L' Ora X è oggi. Ucraina e Russia si incontrano stamattina con le rispettive delegazioni, sul fiume Pripyat, 250 chilometri a nord di Kiev, in Bielorussia, mentre la guerra entra nel suo quinto giorno e Vladimir Putin ha messo sul tavolo l'opzione nucleare. Il presidente bielorusso Alexander Lukashenko, il padrone di casa alleato di Putin e finito anche lui nel mirino delle sanzioni, al telefono con il leader ucraino «si è preso la responsabilità di garantire che tutti gli aerei, elicotteri e missili in territorio bielorusso resteranno a terra durante il viaggio, i colloqui e il ritorno», spiega il presidente ucraino Volodymyr Zelensky.
Un «incontro senza pre-condizioni», è quanto concordato alla vigilia. Le parti arrivano all'appuntamento dopo una prima offerta di colloqui da Mosca, rifiutata da Zelensky per via della sede, la Bielorussia dalla quale partono i missili di Mosca. La Russia pone un ultimatum: «Kiev risponda entro le 15 o sarà responsabile dei prossimi eventi». «Inaccettabile» è la replica. Ma nel pomeriggio c'è la svolta. Zelensky dà il via libera all'incontro. Si arriverà a una tregua? C'è la speranza che i negoziati abbiano esito positivo? «Non ci credo molto, ma proviamo» spiega pessimista Zelensky. «Andiamo lì per ascoltare cosa vuole dire la Russia, andiamo senza accordi preliminari sui risultati», dice il ministro degli Esteri ucraino, Dmytro Kuleba. Che però mette in chiaro: «Se l'esito dei colloqui non sarà la pace, voglio chiarire che non cederemo un solo centimetro del nostro territorio». Si preannuncia un dialogo fra sordi. Ma per la prima volta da quando è scattato l'attacco russo all'Ucraina si potrà capire meglio quale partita intenda giocare Mosca. L'escalation verbale e sostanziale di Putin, che ha ordinato l'allerta del sistema di deterrenza nucleare, è la pistola che lo Zar mette sul tavolo dei negoziati. Escalation per la de-escalation, sembra la strategia del presidente russo. Alzare al massimo la tensione, per sedere ai colloqui da una posizione di forza e uscirne vincitore. Oppure, ancora peggio, fingere di voler trattare, per trovare nel fallimento dei colloqui il pretesto per proseguire l'offensiva, anzi per potenziarla.

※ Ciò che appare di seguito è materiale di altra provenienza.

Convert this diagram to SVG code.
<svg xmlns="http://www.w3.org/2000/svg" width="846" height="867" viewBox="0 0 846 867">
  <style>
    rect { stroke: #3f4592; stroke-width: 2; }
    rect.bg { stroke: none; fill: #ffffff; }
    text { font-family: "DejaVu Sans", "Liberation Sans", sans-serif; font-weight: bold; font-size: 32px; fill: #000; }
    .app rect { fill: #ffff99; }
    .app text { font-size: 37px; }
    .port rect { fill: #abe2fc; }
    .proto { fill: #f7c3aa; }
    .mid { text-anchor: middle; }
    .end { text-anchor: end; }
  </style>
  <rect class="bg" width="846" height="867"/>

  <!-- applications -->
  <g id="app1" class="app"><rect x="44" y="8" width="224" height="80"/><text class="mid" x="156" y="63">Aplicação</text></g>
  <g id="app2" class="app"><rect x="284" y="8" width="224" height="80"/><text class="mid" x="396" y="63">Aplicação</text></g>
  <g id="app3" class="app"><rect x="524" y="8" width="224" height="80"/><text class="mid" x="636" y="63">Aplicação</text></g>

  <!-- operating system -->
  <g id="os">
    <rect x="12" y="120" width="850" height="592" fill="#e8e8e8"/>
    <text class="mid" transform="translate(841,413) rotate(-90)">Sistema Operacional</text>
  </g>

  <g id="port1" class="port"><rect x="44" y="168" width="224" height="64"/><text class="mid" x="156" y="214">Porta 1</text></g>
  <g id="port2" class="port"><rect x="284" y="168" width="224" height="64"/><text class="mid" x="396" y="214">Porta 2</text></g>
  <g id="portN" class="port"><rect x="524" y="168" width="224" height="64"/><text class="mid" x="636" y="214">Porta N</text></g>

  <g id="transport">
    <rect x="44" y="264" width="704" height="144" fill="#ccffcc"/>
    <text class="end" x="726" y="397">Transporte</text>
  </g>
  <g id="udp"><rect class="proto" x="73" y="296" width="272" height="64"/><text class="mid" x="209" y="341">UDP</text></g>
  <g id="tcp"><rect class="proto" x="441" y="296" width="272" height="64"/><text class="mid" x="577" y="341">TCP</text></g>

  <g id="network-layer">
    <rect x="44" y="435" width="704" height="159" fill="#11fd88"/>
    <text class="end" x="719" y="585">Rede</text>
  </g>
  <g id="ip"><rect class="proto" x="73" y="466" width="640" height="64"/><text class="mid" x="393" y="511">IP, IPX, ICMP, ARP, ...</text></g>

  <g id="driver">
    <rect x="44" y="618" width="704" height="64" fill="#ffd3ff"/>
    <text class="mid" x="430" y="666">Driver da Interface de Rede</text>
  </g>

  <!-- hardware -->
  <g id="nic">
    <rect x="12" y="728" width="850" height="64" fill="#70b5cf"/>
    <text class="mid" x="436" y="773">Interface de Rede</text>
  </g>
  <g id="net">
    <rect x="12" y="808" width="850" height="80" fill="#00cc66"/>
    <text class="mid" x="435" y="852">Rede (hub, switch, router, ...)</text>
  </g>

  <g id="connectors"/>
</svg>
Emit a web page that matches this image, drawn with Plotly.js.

È una partita che sembra vinta in partenza dallo Zar che con le sue guerre di aggressione ha sempre soggiogato il nemico e ha a disposizione il secondo esercito più potente del mondo, dopo quello statunitense. Ma la risposta ucraina è stata fin qui decisa ed efficace. I soldati russi proseguono l'offensiva, circondano Kiev ma non l'hanno ancora presa e l'esercito di Mosca ha ammesso per la prima volta l'uccisione di alcuni suoi soldati, 4300 tra feriti e uccisi secondo l'Ucraina. Impossibile parlare di fallimento russo, anche perché la guerra è appena cominciata. Ma la resistenza ucraina si è dimostrata più ostica del previsto, le armi dall'estero stanno arrivando. E a questo si aggiungono le ritorsioni dell'Occidente, che con il bando delle banche russe dal sistema Swift, ha sganciato la sua «arma nucleare finanziaria». L'obiettivo è rendere la guerra un costo troppo alto per Mosca. E isolare sempre più Putin, che intanto vede migliaia di russi sfidare il regime e scendere in piazza per dire «no» alla guerra. Ieri ha rotto il silenzio per primo l'oligarca Mikhail Fridman, uno degli uomini più ricchi di Russia, co-fondatore di Alfa-Bank, banca privata fra le più grandi del Paese, nato in Ucraina occidentale ma cresciuto in Russia, di cui è cittadino. Ha chiesto la fine del «bagno di sangue». «La guerra non può mai essere la risposta», ha scritto in un messaggio allo staff londinese. Dopo di lui è arrivato Oleg Deripaska, ex marito della nipote di Boris Eltsin, considerato tra gli oligarchi più vicini a Putin e tra gli uomini più ricchi di Russia. «La pace è importantissima», ha detto tifando per i negoziati. Potrebbe essere l'inizio di un pressing russo perché Putin riveda i suoi piani ma anche un segnale che rischia di rendere lo Zar ancora più nervoso e perciò più pericoloso.